LIRM: Large Inverse Rendering Model for Progressive Reconstruction of Shape, Materials and View-dependent Radiance Fields
Zhengqin Li, Dilin Wang, Ka Chen, Zhaoyang Lv, Thu Nguyen-Phuoc, Milim Lee, Jia-Bin Huang, Lei Xiao, Cheng Zhang, Yufeng Zhu, Carl S. Marshall, Yufeng Ren, Richard Newcombe, Zhao Dong
TL;DR
LIRM tackles the challenge of recovering geometry, materials, and lighting from sparse multi-view images by introducing a fast, progressive transformer-based framework. It combines a progressive update mechanism, a hexaplane neural SDF representation for detailed shape and materials, and neural directional encoding to model view-dependent radiance, enabling relightable 3D content. The approach is trained on a large synthetic dataset with a coarse-to-fine scheme and demonstrates competitive geometry and relighting accuracy while significantly reducing inference time relative to optimization-based inverse rendering.

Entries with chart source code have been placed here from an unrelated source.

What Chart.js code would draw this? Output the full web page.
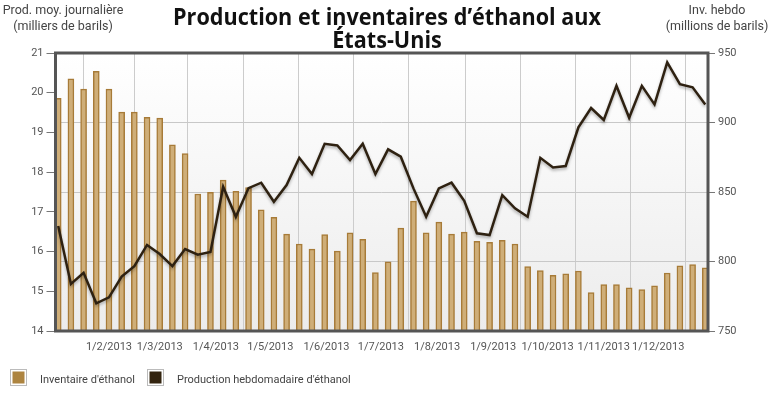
<!DOCTYPE html>
<html>
<head>
<meta charset="utf-8">
<script src="https://cdn.jsdelivr.net/npm/chart.js@4"></script>
<style>
  body { margin: 0; background: #fff; }
</style>
</head>
<body>
<canvas id="myChart" width="774" height="399"></canvas>
<script>
// semaines de 2013 (jour de l'année, 1er janv = 0, vendredis)
const weekDays = Array.from({ length: 52 }, (_, i) => 3 + 7 * i);

// début de chaque mois et étiquettes de l'axe x
const monthStarts = [31, 59, 90, 120, 151, 181, 212, 243, 273, 304, 334];
const monthLabels = ['1/2/2013', '1/3/2013', '1/4/2013', '1/5/2013', '1/6/2013', '1/7/2013',
  '1/8/2013', '1/9/2013', '1/10/2013', '1/11/2013', '1/12/2013'];

// barres (axe de gauche)
const inventaire = [19.86, 20.35, 20.09, 20.54, 20.09, 19.51, 19.51, 19.38, 19.36, 18.69,
  18.47, 17.45, 17.49, 17.80, 17.52, 17.61, 17.05, 16.86, 16.44, 16.19,
  16.06, 16.43, 16.01, 16.47, 16.31, 15.47, 15.74, 16.59, 17.27, 16.47,
  16.74, 16.44, 16.49, 16.26, 16.23, 16.28, 16.19, 15.62, 15.52, 15.40,
  15.44, 15.51, 14.97, 15.17, 15.17, 15.09, 15.04, 15.14, 15.46, 15.64,
  15.67, 15.59];

// ligne (axe de droite)
const production = [825.5, 783.8, 791.9, 769.9, 774.2, 789.1, 796.7, 811.9, 805.4, 796.7,
  809.0, 804.9, 806.8, 853.8, 832.2, 852.8, 856.7, 843.0, 855.0, 874.6,
  862.9, 884.7, 883.5, 873.0, 884.7, 862.9, 880.7, 875.4, 852.6, 832.2,
  852.6, 856.7, 843.7, 820.3, 819.0, 847.8, 838.2, 832.2, 874.6, 867.7,
  868.7, 896.5, 910.4, 901.8, 926.4, 903.4, 926.4, 913.0, 943.2, 927.6,
  925.3, 913.0];

const titleLines = ['Production et inventaires d\u2019éthanol aux', 'États-Unis'];
const leftTitle = ['Prod. moy. journalière', '(milliers de barils)'];
const rightTitle = ['Inv. hebdo', '(millions de barils)'];

const textFont = '12.5px Roboto';

// fond dégradé, titres, cadre et légende
const decor = {
  id: 'decor',
  beforeDraw(chart) {
    const { ctx, chartArea: a } = chart;
    const g = ctx.createLinearGradient(0, a.top, 0, a.bottom);
    g.addColorStop(0, '#ffffff');
    g.addColorStop(1, '#ececec');
    ctx.save();
    ctx.fillStyle = g;
    ctx.fillRect(a.left, a.top, a.right - a.left, a.bottom - a.top);
    ctx.restore();
  },
  beforeDatasetDraw(chart, args) {
    if (args.meta.type === 'line') {
      chart.ctx.save();
      chart.ctx.shadowColor = 'rgba(0,0,0,0.3)';
      chart.ctx.shadowBlur = 3;
      chart.ctx.shadowOffsetY = 2;
    }
  },
  afterDatasetDraw(chart, args) {
    if (args.meta.type === 'line') chart.ctx.restore();
  },
  afterDraw(chart) {
    const { ctx, chartArea: a } = chart;
    ctx.save();
    // cadre
    ctx.strokeStyle = '#555';
    ctx.lineWidth = 3;
    ctx.strokeRect(a.left, a.top, a.right - a.left, a.bottom - a.top);

    // titre principal
    ctx.fillStyle = '#111';
    ctx.font = 'bold 23px "Open Sans"';
    ctx.textAlign = 'left';
    ctx.textBaseline = 'alphabetic';
    const k = 428 / ctx.measureText(titleLines[0]).width;
    titleLines.forEach((t, i) => {
      const w = ctx.measureText(t).width * k;
      ctx.save();
      ctx.translate(387 - w / 2, 25 + i * 23);
      ctx.scale(k, 1);
      ctx.fillText(t, 0, 0);
      ctx.restore();
    });

    // titres des axes
    ctx.font = textFont;
    ctx.fillStyle = '#444';
    ctx.textAlign = 'center';
    ctx.textBaseline = 'middle';
    leftTitle.forEach((t, i) => ctx.fillText(t, 63, 11 + i * 16));
    rightTitle.forEach((t, i) => ctx.fillText(t, 717, 11 + i * 16));

    // légende
    const items = [
      { x: 11, tx: 40, color: '#ad8440', label: chart.data.datasets[0].label },
      { x: 148, tx: 177, color: '#33240f', label: chart.data.datasets[1].label }
    ];
    ctx.font = '11px Roboto';
    ctx.textAlign = 'left';
    items.forEach(it => {
      ctx.fillStyle = '#fff';
      ctx.fillRect(it.x, 370, 15, 15);
      ctx.strokeStyle = '#bbb';
      ctx.lineWidth = 1;
      ctx.strokeRect(it.x - 0.5, 369.5, 16, 16);
      ctx.fillStyle = it.color;
      ctx.fillRect(it.x + 1.5, 371.5, 12, 12);
      ctx.fillStyle = '#444';
      ctx.fillText(it.label, it.tx, 380);
    });
    ctx.restore();
  }
};

const chartArea = document.getElementById('myChart').getContext('2d');

new Chart(chartArea, {
  type: 'bar',
  data: {
    datasets: [
      {
        label: 'Inventaire d\'éthanol',
        data: weekDays.map((d, i) => ({ x: d, y: inventaire[i] })),
        backgroundColor: '#cfae78',
        borderColor: '#a77b38',
        borderWidth: 1.5,
        barThickness: 6,
        yAxisID: 'yL',
        order: 2
      },
      {
        type: 'line',
        label: 'Production hebdomadaire d\'éthanol',
        data: weekDays.map((d, i) => ({ x: d, y: production[i] })),
        borderColor: '#2e2111',
        borderWidth: 2.5,
        pointRadius: 0,
        tension: 0,
        yAxisID: 'yR',
        order: 1
      }
    ]
  },
  plugins: [decor],
  options: {
    responsive: false,
    animation: false,
    devicePixelRatio: 1,
    layout: { padding: { top: 53 } },
    plugins: {
      legend: { display: false },
      title: { display: false },
      tooltip: { enabled: false }
    },
    scales: {
      x: {
        type: 'linear',
        offset: false,
        min: 1.5,
        max: 361.5,
        afterBuildTicks: s => { s.ticks = monthStarts.map(v => ({ value: v })); },
        afterFit: s => { s.height = 68; },
        border: { display: false },
        grid: { color: '#cccccc', tickLength: 8, tickColor: 'rgba(0,0,0,0)' },
        ticks: {
          autoSkip: false,
          maxRotation: 0,
          padding: 2,
          color: '#555',
          font: { family: 'Roboto', size: 11 },
          callback: v => monthLabels[monthStarts.indexOf(v)] || ''
        }
      },
      yL: {
        position: 'left',
        min: 14,
        max: 21,
        afterFit: s => { s.width = 55.5; },
        border: { display: false },
        grid: { drawOnChartArea: false, tickLength: 9, tickColor: '#777' },
        ticks: { stepSize: 1, padding: 3, color: '#555', font: { family: 'Roboto', size: 11 } }
      },
      yR: {
        position: 'right',
        min: 750,
        max: 950,
        afterFit: s => { s.width = 66; },
        border: { display: false },
        grid: { color: '#c8c8c8', tickLength: 7, tickColor: '#777' },
        ticks: { stepSize: 50, padding: 3, color: '#555', font: { family: 'Roboto', size: 11 } }
      }
    }
  }
});
</script>
</body>
</html>
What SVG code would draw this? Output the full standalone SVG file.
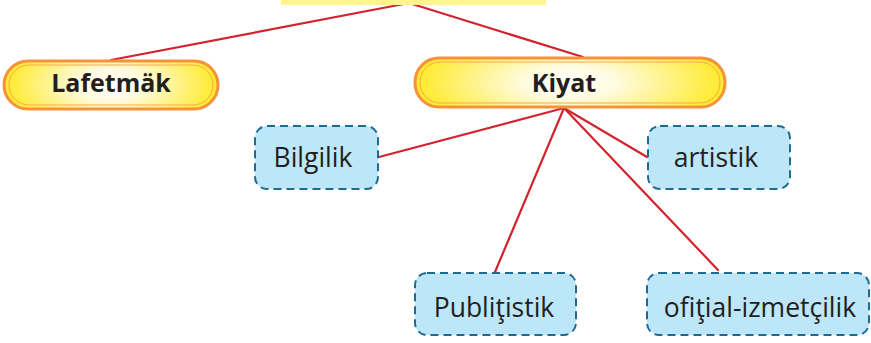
<svg xmlns="http://www.w3.org/2000/svg" width="871" height="343" viewBox="0 0 871 343">
<defs>
<radialGradient id="yg" cx="0.5" cy="0.5" r="0.5" gradientTransform="translate(0.5 0.5) scale(1 2.2) translate(-0.5 -0.5)">
<stop offset="0" stop-color="#ffffff"/>
<stop offset="0.3" stop-color="#fffbe0"/>
<stop offset="1" stop-color="#ffea28"/>
</radialGradient>
</defs>
<style>
.con{stroke:#d3232e;stroke-width:2.2;fill:none;stroke-linecap:round}
.yo{fill:url(#yg);stroke:#f5923a;stroke-width:3}
.yi{fill:none;stroke:#f7a850;stroke-width:1}
.bx{fill:#bde6f9;stroke:#1d6a93;stroke-width:2;stroke-dasharray:8 5}
.bt{font-family:"Open Sans","Liberation Sans",sans-serif;font-weight:bold;font-size:25px;fill:#231f20;text-anchor:middle}
.rt{font-family:"Open Sans","Liberation Sans",sans-serif;font-size:26.5px;fill:#231f20;text-anchor:middle}
</style>
<g id="connectors">
<line class="con" x1="409" y1="3" x2="111" y2="60"/>
<line class="con" x1="409" y1="3" x2="583" y2="57"/>
<line class="con" x1="564" y1="108" x2="379" y2="157"/>
<line class="con" x1="564" y1="108" x2="647" y2="157"/>
<line class="con" x1="564" y1="108" x2="495" y2="272"/>
<line class="con" x1="564" y1="108" x2="718" y2="270"/>
</g>
<g id="top">
<rect x="281" y="-20" width="265" height="25" fill="#fff48f"/>
</g>
<g id="lafetmak">
<rect class="yo" x="4" y="61" width="214" height="48" rx="24"/>
<rect class="yi" x="9" y="65" width="204" height="40" rx="20"/>
<text class="bt" x="111" y="92">Lafetmäk</text>
</g>
<g id="kiyat">
<rect class="yo" x="415" y="58" width="310" height="49" rx="24"/>
<rect class="yi" x="420" y="62" width="300" height="41" rx="20"/>
<text class="bt" x="564" y="92">Kiyat</text>
</g>
<g id="bilgilik">
<rect class="bx" x="255" y="126" width="123" height="63" rx="12"/>
<text class="rt" x="313" y="167">Bilgilik</text>
</g>
<g id="artistik">
<rect class="bx" x="648" y="126" width="142" height="63" rx="12"/>
<text class="rt" x="716" y="167">artistik</text>
</g>
<g id="publitistik">
<rect class="bx" x="415" y="273" width="161" height="62" rx="12"/>
<text class="rt" x="494" y="317">Publiţistik</text>
</g>
<g id="ofitial">
<rect class="bx" x="647" y="273" width="222" height="62" rx="12"/>
<text class="rt" x="760" y="317">ofiţial-izmetçilik</text>
</g>
</svg>
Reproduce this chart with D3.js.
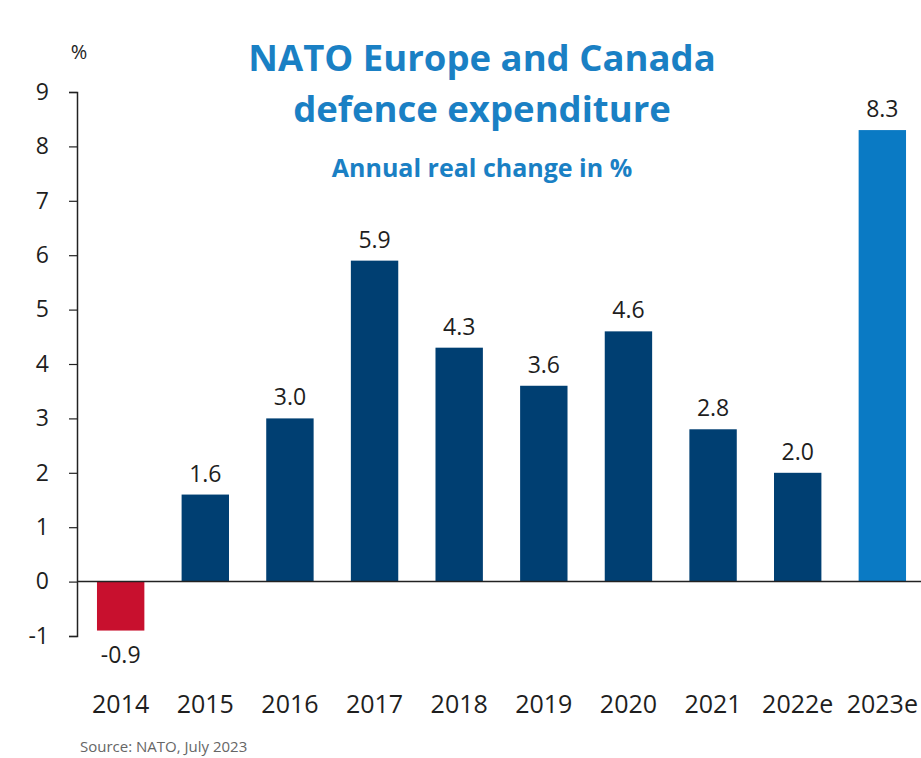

The work enables practical 3D content creation for graphics pipelines and real-world applications by delivering fast, relightable reconstructions from few views that can be edited and rendered under novel lighting conditions.
Abstract
We present Large Inverse Rendering Model (LIRM), a transformer architecture that jointly reconstructs high-quality shape, materials, and radiance fields with view-dependent effects in less than a second. Our model builds upon the recent Large Reconstruction Models (LRMs) that achieve state-of-the-art sparse-view reconstruction quality. However, existing LRMs struggle to reconstruct unseen parts accurately and cannot recover glossy appearance or generate relightable 3D contents that can be consumed by standard Graphics engines. To address these limitations, we make three key technical contributions to build a more practical multi-view 3D reconstruction framework. First, we introduce an update model that allows us to progressively add more input views to improve our reconstruction. Second, we propose a hexa-plane neural SDF representation to better recover detailed textures, geometry and material parameters. Third, we develop a novel neural directional-embedding mechanism to handle view-dependent effects. Trained on a large-scale shape and material dataset with a tailored coarse-to-fine training scheme, our model achieves compelling results. It compares favorably to optimization-based dense-view inverse rendering methods in terms of geometry and relighting accuracy, while requiring only a fraction of the inference time.